The dungeons themselves aren’t particularly entertaining either, and the enemies within aren’t particularly memorable. Come to think of it, other than the bosses I can’t remember the name of a single enemy, and the only reason why I remembered the names of the bosses is because they’re named after the demons of the seven deadly sins. The dungeons themselves are randomly generated and follow the same basic recipe: enter, run around till you find the portal, use the portal to access the next level, so on and so forth until you reach the bottom. Nothing particularly revolutionary. One saving grace is that you’re able to instantly kill an enemy if you’re strong enough. “Insta-kill” enemies will appear in blue, normal enemies in purple, rare enemies in yellow and tough enemies in red. The strength of the enemies vary and is sometimes a little lopsided. Sometimes the purple enemies are more troublesome than red, and sometimes the red enemies are tougher to kill than the actual boss. To add insult to injury, the amount of experience and glow (the in-game currency) you acquire from these tougher enemies is disappointingly low, once again forcing you to grind, grind, grind.

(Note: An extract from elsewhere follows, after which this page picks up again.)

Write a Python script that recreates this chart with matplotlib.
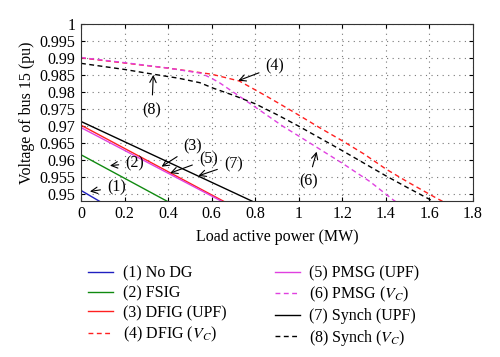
import numpy as np
import matplotlib
matplotlib.use('Agg')
import matplotlib.pyplot as plt

plt.rcParams['font.family'] = ['Liberation Serif', 'DejaVu Serif']
plt.rcParams['mathtext.fontset'] = 'stix'

##############################################################################
# DATA
##############################################################################
nodg_x = [0.0, 0.1]
nodg_y = [0.9510, 0.94725]

fsig_x = [0.0, 0.42]
fsig_y = [0.9615, 0.94697]

dfig_upf_x = [0.0, 0.68]
dfig_upf_y = [0.9702, 0.94695]

dfig_vc_x = [0.0, 0.2, 0.4, 0.6, 0.727, 0.85, 0.96, 1.1, 1.2, 1.3, 1.4, 1.5, 1.633, 1.66]
dfig_vc_y = [0.9900, 0.9885, 0.9870, 0.9852, 0.9832, 0.9788, 0.9747, 0.9693,
             0.9656, 0.9617, 0.9573, 0.9535, 0.9487, 0.9478]

pmsg_upf_x = [0.0, 0.67]
pmsg_upf_y = [0.9695, 0.94700]

pmsg_vc_x = [0.0, 0.2, 0.4, 0.55, 0.6, 0.638, 0.73, 0.83, 0.929, 1.0, 1.09, 1.2, 1.327, 1.434, 1.45]
pmsg_vc_y = [0.9901, 0.9886, 0.9870, 0.9855, 0.9840, 0.9826, 0.9786, 0.9742,
             0.9698, 0.9670, 0.9634, 0.9590, 0.9536, 0.9482, 0.9475]

synch_upf_x = [0.0, 0.82]
synch_upf_y = [0.9713, 0.94682]

synch_vc_x = [0.0, 0.2, 0.332, 0.45, 0.546, 0.607, 0.7, 0.8, 0.9, 1.0, 1.1, 1.2,
              1.3, 1.4, 1.5, 1.6, 1.63]
synch_vc_y = [0.9884, 0.9866, 0.9852, 0.9840, 0.9827, 0.9811, 0.9790, 0.9765,
              0.9733, 0.9699, 0.9663, 0.9627, 0.9590, 0.9553, 0.9518, 0.9484, 0.9473]

labels = ['(1) No DG', '(2) FSIG', '(3) DFIG (UPF)', r'(4) DFIG ($V_C$)',
          '(5) PMSG (UPF)', r'(6) PMSG ($V_C$)', '(7) Synch (UPF)', r'(8) Synch ($V_C$)']

# annotation text position, arrow tip
ann_text = ['(1)', '(2)', '(3)', '(5)', '(7)', '(8)', '(4)', '(6)']
ann_xy_text = [(0.164, 0.9519), (0.248, 0.9590), (0.513, 0.9639), (0.585, 0.9602),
               (0.700, 0.9588), (0.325, 0.9747), (0.891, 0.9874), (1.044, 0.9536)]
ann_xy_tip = [(0.041, 0.9507), (0.133, 0.9583), (0.370, 0.9580), (0.409, 0.9561),
              (0.539, 0.9553), (0.332, 0.9850), (0.722, 0.9833), (1.082, 0.9624)]

##############################################################################
# PLOT
##############################################################################
fig = plt.figure(figsize=(5.0, 3.57), dpi=100)
ax = fig.add_axes([0.162, 0.438, 0.784, 0.495])

blue = '#2020c0'
green = '#108a10'
red = '#ff2020'
magenta = '#e040e0'
dash = (0, (3.5, 2.5))
lw = 1.0
fs = 11.5

ax.plot(nodg_x, nodg_y, color=blue, lw=lw)
ax.plot(fsig_x, fsig_y, color=green, lw=lw)
ax.plot(dfig_upf_x, dfig_upf_y, color=red, lw=lw)
ax.plot(dfig_vc_x, dfig_vc_y, color=red, lw=lw, linestyle=dash)
ax.plot(pmsg_upf_x, pmsg_upf_y, color=magenta, lw=lw)
ax.plot(pmsg_vc_x, pmsg_vc_y, color=magenta, lw=lw, linestyle=dash)
ax.plot(synch_upf_x, synch_upf_y, color='black', lw=lw)
ax.plot(synch_vc_x, synch_vc_y, color='black', lw=lw, linestyle=dash)

for txt, xt, xp in zip(ann_text, ann_xy_text, ann_xy_tip):
    ax.annotate(txt, xy=xp, xytext=xt, fontsize=fs, ha='center', va='center',
                arrowprops=dict(arrowstyle='->', color='black', lw=0.8,
                                shrinkA=3, shrinkB=0))

ax.set_xlim(0, 1.8)
ax.set_ylim(0.948, 1.0)
ax.set_xticks(np.arange(0, 1.81, 0.2))
ax.set_xticklabels(['0', '0.2', '0.4', '0.6', '0.8', '1', '1.2', '1.4', '1.6', '1.8'])
ax.set_yticks(np.arange(0.95, 1.0001, 0.005))
ax.set_yticklabels(['0.95', '0.955', '0.96', '0.965', '0.97', '0.975', '0.98',
                    '0.985', '0.99', '0.995', '1'])
ax.tick_params(direction='in', top=True, right=True, labelsize=fs, length=3, pad=4)
ax.grid(True, linestyle=(0, (1, 4)), color='#777777', lw=0.8)
for s in ax.spines.values():
    s.set_linewidth(0.8)
    s.set_color('#333333')

ax.set_xlabel('Load active power (MW)', fontsize=fs, labelpad=5)
ax.set_ylabel('Voltage of bus 15 (pu)', fontsize=fs, labelpad=3)

handles = ax.get_lines()[:8]
fig.legend(handles, labels, loc='upper left', bbox_to_anchor=(0.148, 0.297),
           ncol=2, frameon=False, fontsize=fs, handlelength=1.55,
           columnspacing=3.05, labelspacing=0.24, handletextpad=0.6)

fig.savefig('out.png', dpi=100)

While I don’t regret playing Conception II: Children of the Seven Stars, I know I won’t pick it up after this review. Your enjoyment of the game will completely depend on how you perceive some of the themes in the game. Giving Wake the moniker of God’s Gift constantly reminds me of the saying, “Do you think you’re God’s gift to women?” And in many respects the game makes it look like he is.
You’re not going to find award winning material in this game, but it does have some funny moments in it. There’s enough dialogue and grinding to take up hours of your time, if you have the time to begin with. The main story is slightly predictable, and while the mini-stories are entertaining, they’re not thought provoking. This is very much a “if you don’t like it, don’t play it” kind of game.